- _Your goal_:
From the listing below, return each line that includes "code".

- _Raw records_:
———

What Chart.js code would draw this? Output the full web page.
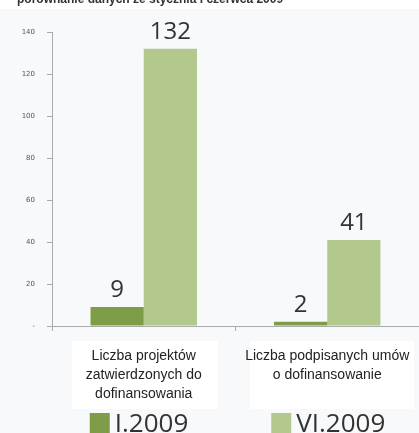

———

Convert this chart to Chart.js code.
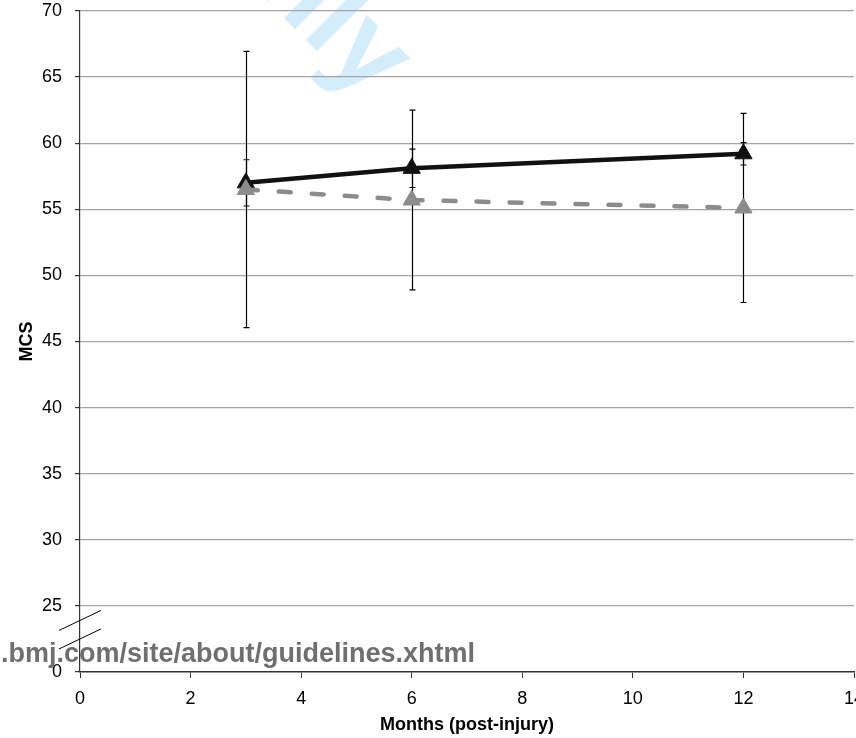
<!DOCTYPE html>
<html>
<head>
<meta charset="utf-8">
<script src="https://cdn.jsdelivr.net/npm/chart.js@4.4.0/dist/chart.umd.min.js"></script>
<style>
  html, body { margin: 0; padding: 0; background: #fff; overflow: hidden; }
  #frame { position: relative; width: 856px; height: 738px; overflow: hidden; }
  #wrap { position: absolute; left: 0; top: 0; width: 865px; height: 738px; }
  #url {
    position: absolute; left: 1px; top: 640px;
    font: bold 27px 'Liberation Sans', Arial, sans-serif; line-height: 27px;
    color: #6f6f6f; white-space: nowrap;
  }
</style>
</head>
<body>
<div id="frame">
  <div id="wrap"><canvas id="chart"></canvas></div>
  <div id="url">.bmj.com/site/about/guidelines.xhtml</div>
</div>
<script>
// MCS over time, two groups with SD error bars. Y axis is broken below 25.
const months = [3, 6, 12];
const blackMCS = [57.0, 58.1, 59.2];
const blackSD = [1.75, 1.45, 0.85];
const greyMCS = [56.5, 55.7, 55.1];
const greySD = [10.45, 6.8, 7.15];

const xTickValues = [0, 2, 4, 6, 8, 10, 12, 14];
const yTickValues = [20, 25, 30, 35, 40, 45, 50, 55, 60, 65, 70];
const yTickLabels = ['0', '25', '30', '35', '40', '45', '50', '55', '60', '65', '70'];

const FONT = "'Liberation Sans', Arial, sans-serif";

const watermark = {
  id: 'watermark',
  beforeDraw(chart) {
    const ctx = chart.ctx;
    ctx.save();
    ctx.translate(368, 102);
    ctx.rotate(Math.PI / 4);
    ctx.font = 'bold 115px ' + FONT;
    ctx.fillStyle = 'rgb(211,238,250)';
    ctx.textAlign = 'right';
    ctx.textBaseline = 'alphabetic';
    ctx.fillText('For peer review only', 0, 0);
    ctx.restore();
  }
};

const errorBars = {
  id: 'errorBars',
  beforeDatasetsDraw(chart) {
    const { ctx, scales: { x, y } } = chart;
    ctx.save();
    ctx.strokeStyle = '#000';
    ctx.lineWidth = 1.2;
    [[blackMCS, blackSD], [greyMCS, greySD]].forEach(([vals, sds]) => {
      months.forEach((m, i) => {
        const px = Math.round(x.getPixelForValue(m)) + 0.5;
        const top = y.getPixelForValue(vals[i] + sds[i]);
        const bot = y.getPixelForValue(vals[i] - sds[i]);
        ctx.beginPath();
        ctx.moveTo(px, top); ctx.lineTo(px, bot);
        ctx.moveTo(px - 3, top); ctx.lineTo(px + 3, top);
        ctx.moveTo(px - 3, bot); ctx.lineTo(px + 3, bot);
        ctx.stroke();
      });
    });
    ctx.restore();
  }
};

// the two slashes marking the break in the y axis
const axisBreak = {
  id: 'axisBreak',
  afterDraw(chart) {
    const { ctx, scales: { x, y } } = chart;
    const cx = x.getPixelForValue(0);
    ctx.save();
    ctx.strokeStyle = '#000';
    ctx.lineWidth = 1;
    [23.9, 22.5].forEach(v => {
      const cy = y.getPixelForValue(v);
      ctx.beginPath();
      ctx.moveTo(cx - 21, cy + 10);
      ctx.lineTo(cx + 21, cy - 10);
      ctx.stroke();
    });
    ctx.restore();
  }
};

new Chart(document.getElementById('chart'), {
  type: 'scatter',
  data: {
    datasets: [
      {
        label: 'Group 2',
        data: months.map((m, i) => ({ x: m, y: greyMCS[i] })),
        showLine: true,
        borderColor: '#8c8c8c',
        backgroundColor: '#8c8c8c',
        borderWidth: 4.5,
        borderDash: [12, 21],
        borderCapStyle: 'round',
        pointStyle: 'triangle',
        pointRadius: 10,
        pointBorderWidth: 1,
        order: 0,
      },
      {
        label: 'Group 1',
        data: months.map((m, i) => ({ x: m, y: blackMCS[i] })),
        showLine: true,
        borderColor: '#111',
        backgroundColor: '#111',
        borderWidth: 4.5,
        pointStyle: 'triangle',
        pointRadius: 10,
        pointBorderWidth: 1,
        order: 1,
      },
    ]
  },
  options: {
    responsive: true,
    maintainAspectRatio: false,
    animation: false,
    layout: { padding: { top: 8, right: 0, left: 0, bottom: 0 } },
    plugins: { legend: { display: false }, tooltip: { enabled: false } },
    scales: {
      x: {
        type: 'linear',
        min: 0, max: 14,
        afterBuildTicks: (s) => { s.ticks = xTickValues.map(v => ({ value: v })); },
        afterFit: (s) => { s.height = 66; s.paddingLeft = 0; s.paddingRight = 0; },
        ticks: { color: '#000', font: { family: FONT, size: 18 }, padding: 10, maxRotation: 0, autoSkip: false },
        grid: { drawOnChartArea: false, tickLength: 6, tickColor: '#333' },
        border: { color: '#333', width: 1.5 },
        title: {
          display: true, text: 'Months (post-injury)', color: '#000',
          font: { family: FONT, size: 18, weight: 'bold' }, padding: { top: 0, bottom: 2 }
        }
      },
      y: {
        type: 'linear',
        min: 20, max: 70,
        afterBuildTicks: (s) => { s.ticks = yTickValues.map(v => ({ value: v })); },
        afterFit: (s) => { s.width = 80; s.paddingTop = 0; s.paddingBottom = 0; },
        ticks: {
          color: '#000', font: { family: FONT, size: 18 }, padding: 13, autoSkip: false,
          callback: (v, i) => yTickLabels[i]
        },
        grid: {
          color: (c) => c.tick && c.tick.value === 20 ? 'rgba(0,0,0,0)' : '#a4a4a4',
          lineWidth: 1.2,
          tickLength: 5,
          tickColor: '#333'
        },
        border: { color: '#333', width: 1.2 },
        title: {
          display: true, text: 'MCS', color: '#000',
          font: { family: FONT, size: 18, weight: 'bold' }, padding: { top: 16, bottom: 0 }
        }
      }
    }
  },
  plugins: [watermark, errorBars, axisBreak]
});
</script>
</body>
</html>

———

- _Task solution_:
What Chart.js code would draw this? Output the full web page.
Convert this chart to Chart.js code.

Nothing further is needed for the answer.